Slide background

Claimants in European Court of Human Rights bid after Supreme Court refuses permission to appeal in dispute over approach of regulator to landfill site

The Supreme Court has refused the family of a five-year-old boy permission to appeal in a dispute over the Environment Agency’s regulation of a landfill site near his home, saying that the application “does not raise an arguable point of law in the context of this case”.

However, the claimants have said they will urgently seek to take the case to the European Court of Human Rights.

In January the Court of Appeal ruled that a declaration by Mr Justice Fordham, which required the Environment Agency to achieve prescribed outcomes within a prescribed timetable in relation to the Walleys Quarry landfill site in Staffordshire, went beyond the scope of the court's functions.

The family of Matthew Richards had argued that the regulator was acting incompatibly with his Convention rights.

Article continues below...

In R(oao Richards) v Environment Agency [20201] EWHC 2501 Mr Justice Fordham was told that Mathew’s life expectancy would be reduced significantly if he suffered prolonged exposure to hydrogen sulphide produced by the site.

After a hearing in December 2021 the Court of Appeal decided that it would allow the Environment Agency’s appeal with immediate effect. It released its written judgment in January.

In Richards, R (On the Application Of) v The Environment Agency [2022] EWCA Civ 26 Lord Justice Lewis said: “It [the declaration] ran counter to the principles established in the case law of the European Court governing the appropriateness of judicial intervention in the regulation of industrial activities in a difficult area of technical and social policy.

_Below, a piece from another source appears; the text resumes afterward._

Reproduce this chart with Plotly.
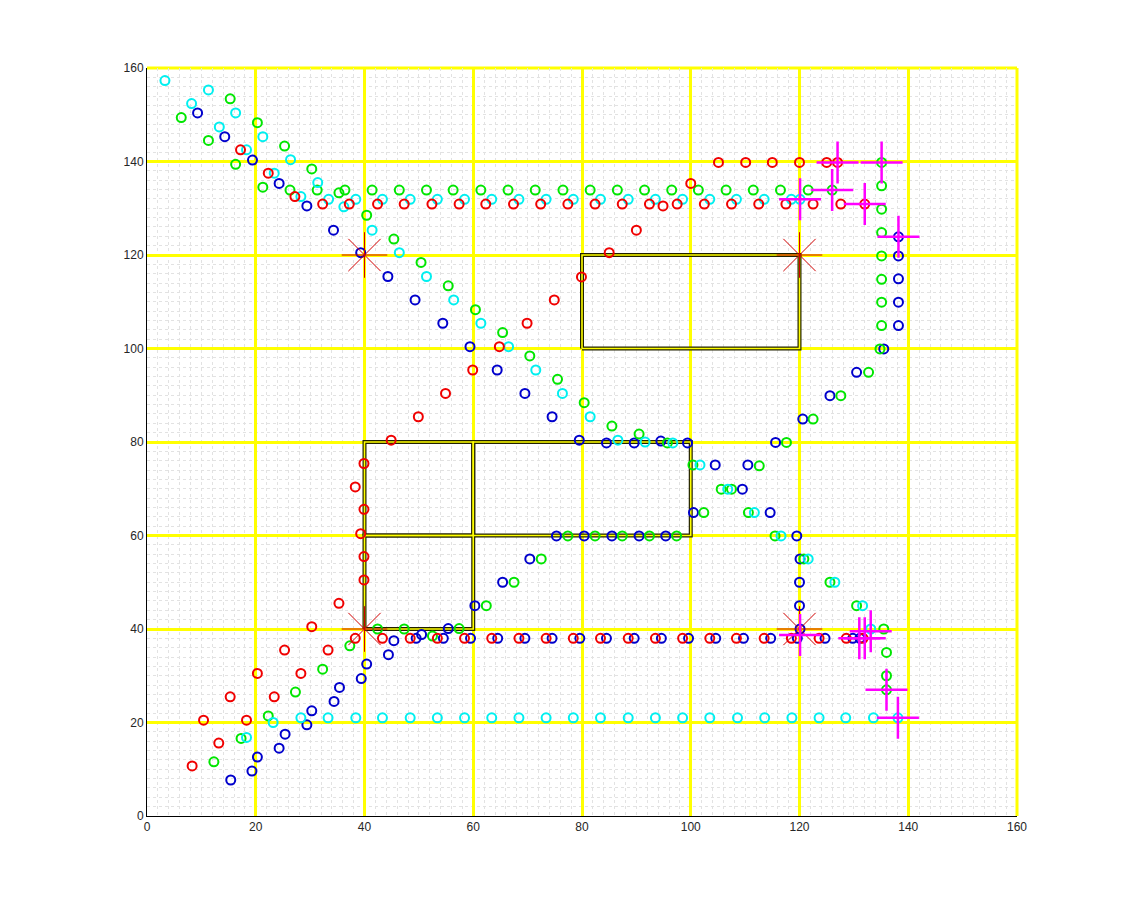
import plotly.graph_objects as go

# robot tracks, one pair of lists per colour
red_x = [17.2, 22.3, 27.2, 32.3, 37.2, 42.4, 47.3, 52.4, 57.4, 62.3, 67.4, 72.4, 77.4, 82.4, 87.4,
         92.4, 97.5, 102.5, 107.5, 112.5, 117.5, 122.5, 127.6, 132.0,
         105.1, 110.1, 115.0, 120.0, 125.0, 127.0,
         100.0, 94.9, 90.0, 85.0, 79.9, 74.9, 69.9, 64.8, 59.9, 54.9, 49.9, 44.9, 39.9, 38.3, 39.9,
         39.3, 39.9, 39.9, 35.3, 30.3, 25.3, 20.3, 15.3, 10.4,
         8.3, 13.2, 18.3, 23.4, 28.3, 33.3, 38.3, 43.3, 48.4, 53.4, 58.4, 63.4, 68.4, 73.4, 78.4,
         83.4, 88.5, 93.5, 98.5, 103.5, 108.4, 113.5, 118.5, 123.6, 128.6, 131.7]
red_y = [142.5, 137.5, 132.5, 130.9, 130.9, 130.9, 130.9, 130.9, 130.9, 130.9, 130.9, 130.9, 130.9, 130.9, 130.9,
         130.9, 130.9, 130.9, 130.9, 130.9, 130.9, 130.9, 130.9, 130.9,
         139.8, 139.8, 139.8, 139.8, 139.8, 139.8,
         135.3, 130.5, 125.3, 120.5, 115.3, 110.4, 105.4, 100.4, 95.4, 90.4, 85.4, 80.4, 75.4, 70.4, 65.6,
         60.4, 55.5, 50.5, 45.5, 40.5, 35.5, 30.5, 25.5, 20.5,
         10.7, 15.6, 20.5, 25.5, 30.5, 35.5, 38.0, 38.0, 38.0, 38.0, 38.0, 38.0, 38.0, 38.0, 38.0,
         38.0, 38.0, 38.0, 38.0, 38.0, 38.0, 38.0, 38.0, 38.0, 38.0, 38.0]

green_x = [6.3, 11.3, 16.3, 21.3, 26.3, 31.3, 36.4, 41.4, 46.4, 51.4, 56.3, 61.4, 66.4, 71.4, 76.5,
           81.5, 86.5, 91.5, 96.5, 101.4, 106.5, 111.5, 116.5, 121.6, 126.0,
           135.1, 135.1, 135.1, 135.1, 135.1, 135.1, 135.1, 135.1, 134.8,
           132.7, 127.6, 122.5, 117.6, 112.6, 107.5, 102.4, 97.4, 92.4, 87.4, 82.4, 77.4,
           72.5, 67.5, 62.4, 57.4, 52.5, 47.3, 42.4, 37.3, 32.3, 27.3, 22.3, 17.3, 12.3,
           15.3, 20.3, 25.3, 30.3, 35.3, 40.4, 45.4, 50.4, 55.4, 60.4, 65.4, 70.4, 75.5, 80.4,
           85.5, 90.5, 95.7, 100.4, 105.6, 110.6, 115.5, 120.8, 125.6, 130.5, 135.5, 136.0, 136.0, 136.0]
green_y = [149.4, 144.5, 139.4, 134.5, 133.9, 133.9, 133.9, 133.9, 133.9, 133.9, 133.9, 133.9, 133.9, 133.9, 133.9,
           133.9, 133.9, 133.9, 133.9, 133.9, 133.9, 133.9, 133.9, 133.9, 133.9,
           139.8, 134.8, 129.8, 124.8, 119.8, 114.8, 109.9, 104.9, 99.9,
           94.9, 89.9, 84.9, 79.9, 74.9, 69.9, 64.9, 59.9, 59.9, 59.9, 59.9, 59.9,
           55.0, 50.0, 45.0, 40.1, 38.5, 40.0, 40.0, 36.4, 31.4, 26.5, 21.4, 16.6, 11.6,
           153.4, 148.3, 143.3, 138.4, 133.3, 128.5, 123.4, 118.4, 113.4, 108.3, 103.4, 98.4, 93.4, 88.4,
           83.4, 81.7, 79.8, 75.1, 69.9, 64.9, 59.9, 55.0, 50.0, 45.0, 40.0, 35.0, 30.0, 27.0]

cyan_x = [3.3, 8.2, 13.3, 18.3, 23.4, 28.3, 33.4, 38.4, 43.3, 48.4, 53.4, 58.4, 63.4, 68.4, 73.4,
          78.4, 83.4, 88.5, 93.5, 98.5, 103.5, 108.4, 113.5, 118.5, 120.1,
          11.3, 16.3, 21.3, 26.4, 31.4, 36.2, 41.4, 46.4, 51.4, 56.4, 61.4, 66.5, 71.5, 76.4, 81.5,
          86.6, 91.6, 96.7, 101.7, 106.8, 111.7, 116.6, 121.6, 126.5, 131.6, 133.1,
          18.3, 23.2, 28.3, 33.3, 38.4, 43.3, 48.4, 53.4, 58.4, 63.4, 68.4, 73.4, 78.4, 83.4,
          88.5, 93.5, 98.5, 103.5, 108.6, 113.6, 118.6, 123.6, 128.5, 133.6, 138.1]
cyan_y = [157.3, 152.4, 147.4, 142.5, 137.5, 132.5, 131.9, 131.9, 131.9, 131.9, 131.9, 131.9, 131.9, 131.9, 131.9,
          131.9, 131.9, 131.9, 131.9, 131.9, 131.9, 131.9, 131.9, 131.9, 131.9,
          155.3, 150.4, 145.3, 140.4, 135.5, 130.3, 125.3, 120.5, 115.4, 110.4, 105.4, 100.4, 95.4, 90.4, 85.4,
          80.4, 80.0, 79.8, 75.1, 69.9, 64.9, 59.9, 55.0, 50.0, 45.0, 40.0,
          16.8, 20.0, 21.0, 21.0, 21.0, 21.0, 21.0, 21.0, 21.0, 21.0, 21.0, 21.0, 21.0, 21.0,
          21.0, 21.0, 21.0, 21.0, 21.0, 21.0, 21.0, 21.0, 21.0, 21.0, 21.0]

blue_x = [9.3, 14.3, 19.4, 24.3, 29.4, 34.3, 39.3, 44.3, 49.3, 54.4, 59.4, 64.4, 69.5, 74.5, 79.5,
          84.5, 89.6, 94.5, 99.4, 104.5, 109.5, 114.6, 119.5, 120.1, 120.0, 120.0, 120.1,
          138.2, 138.2, 138.2, 138.2, 138.2, 135.5, 130.5, 125.6, 120.6, 115.6, 110.5, 100.5,
          95.4, 90.5, 85.5, 80.4, 75.3, 70.4, 65.4, 60.3, 55.4, 50.5, 45.4, 40.4, 35.4, 30.3, 25.4, 20.3, 15.4,
          19.3, 24.3, 29.4, 34.4, 39.4, 44.4, 49.5, 54.5, 59.5, 64.5, 69.5, 74.5, 79.6, 84.5, 89.6,
          94.6, 99.6, 104.6, 109.7, 114.7, 119.6, 124.7, 129.8, 131.1]
blue_y = [150.4, 145.3, 140.3, 135.3, 130.5, 125.3, 120.5, 115.4, 110.4, 105.4, 100.4, 95.4, 90.4, 85.4, 80.4,
          79.8, 79.8, 80.2, 79.8, 75.1, 69.9, 64.9, 59.9, 55.0, 50.0, 45.0, 40.0,
          123.9, 119.8, 114.9, 109.9, 104.9, 99.9, 94.9, 89.9, 84.9, 79.9, 75.1, 64.9,
          59.9, 59.9, 59.9, 59.9, 59.9, 55.0, 50.0, 45.0, 40.1, 38.8, 37.5, 32.5, 27.5, 22.5, 17.5, 12.6, 7.7,
          9.6, 14.5, 19.5, 24.5, 29.4, 34.5, 38.0, 38.0, 38.0, 38.0, 38.0, 38.0, 38.0, 38.0, 38.0,
          38.0, 38.0, 38.0, 38.0, 38.0, 38.0, 38.0, 38.0, 38.0]

# landmarks (red stars) and measured positions (magenta crosses)
star_x = [40, 120, 40, 120]
star_y = [120, 120, 40, 40]
cross_x = [127.0, 135.1, 126.0, 120.1, 132.0, 138.2, 120.1, 131.0, 132.0, 133.1, 136.0, 138.1]
cross_y = [139.8, 139.8, 133.9, 131.9, 130.9, 123.9, 38.7, 38.0, 38.0, 39.5, 27.0, 21.0]

# walls as (x0, y0, x1, y1)
walls = [(80, 100, 120, 120), (40, 40, 60, 60), (40, 60, 60, 80), (60, 60, 100, 80)]

wall_x, wall_y = [], []
for x0, y0, x1, y1 in walls:
    wall_x += [x0, x1, x1, x0, x0, None]
    wall_y += [y0, y0, y1, y1, y0, None]

fig = go.Figure()
fig.add_trace(go.Scatter(x=wall_x, y=wall_y, mode='lines', line=dict(color='#202000', width=4)))
fig.add_trace(go.Scatter(x=wall_x, y=wall_y, mode='lines', line=dict(color='#FFFF00', width=1.6)))

for xs, ys, col in [(blue_x, blue_y, '#0000CC'), (green_x, green_y, '#00E600'),
                    (cyan_x, cyan_y, '#00F0F0'), (red_x, red_y, '#F00000')]:
    fig.add_trace(go.Scatter(x=xs, y=ys, mode='markers',
                             marker=dict(symbol='circle-open', size=9, color=col, line=dict(width=2))))

fig.add_trace(go.Scatter(x=star_x, y=star_y, mode='markers',
                         marker=dict(symbol='asterisk-open', size=38, color='#D00000', line=dict(width=1))))
fig.add_trace(go.Scatter(x=cross_x, y=cross_y, mode='markers',
                         marker=dict(symbol='cross-thin-open', size=30, color='#FF00FF', line=dict(width=2.5))))

axis = dict(range=[0, 160], dtick=20, showgrid=True, gridcolor='#FFFF00', gridwidth=3,
            zeroline=False, showline=True, linecolor='black', linewidth=1, mirror=False,
            ticks='', tickfont=dict(family='Liberation Sans, Arial', size=12, color='#262626'),
            minor=dict(dtick=2, showgrid=True, gridcolor='#E2E2E2', griddash='dot', gridwidth=1))

fig.update_layout(width=1125, height=917, showlegend=False,
                  margin=dict(l=139, r=116, t=60, b=109),
                  plot_bgcolor='white', paper_bgcolor='white',
                  xaxis=axis, yaxis=axis)

# yellow border on the top and right edges
fig.add_shape(type='line', xref='paper', yref='paper', x0=0, x1=1, y0=1, y1=1,
              line=dict(color='#FFFF00', width=3), layer='below')
fig.add_shape(type='line', xref='paper', yref='paper', x0=1, x1=1, y0=0, y1=1,
              line=dict(color='#FFFF00', width=3), layer='below')

fig.write_html("out.html")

“Further, there was no finding that the appellant was in breach of its obligations under Articles 2 or 8 of the Convention at the time of the hearing in August 2021 and, on the evidence available at that date, there was no proper basis upon which it could be said that the appellant proposed to act unlawfully.

“In those circumstances, the grant of the declaration was neither justified nor necessary as there was no actual or proposed unlawfulness which called for a remedy.”

Commenting on the Supreme Court’s decision, Mathew’s mother Rebecca Currie said: “I feel that Mathew has been completely let down, first of all by the Environment Agency who are meant to protect us from dangers like poisoned air, and now by the legal system. Despite the High Court recognising the seriousness of this situation and telling the Environment Agency to do more to stop the scandal of a private company being able to pollute the air that we breathe, we are now back where we started.”

However, she said she was determined not to give up and would ask the European Court of Human Rights “to step up where our own courts have failed”.

Rebekah Carrier of Hopkin Murray Beskine, Mathew’s solicitor, said: “The Supreme Court has missed the opportunity to clarify the correct approach to the regulation of environmental hazards. This is extremely disappointing for Mathew and his community, who seek to have the threat to Mathew’s life taken seriously.

“The reference in the decision to refuse permission to the context of this case is hard to understand as the Court were provided with up-to-date evidence from two medical consultants that the continued air pollution from Walleys Quarry Landfill Site is still putting Mathew at risk of premature death in adulthood and continues to therefore pose a threat to his life. Mathew’s lawyers are very disappointed that Mathew and his community have been unable to secure the action needed from the UK courts. This leaves Mathew in the unenviable position of having to seek justice in an international court.”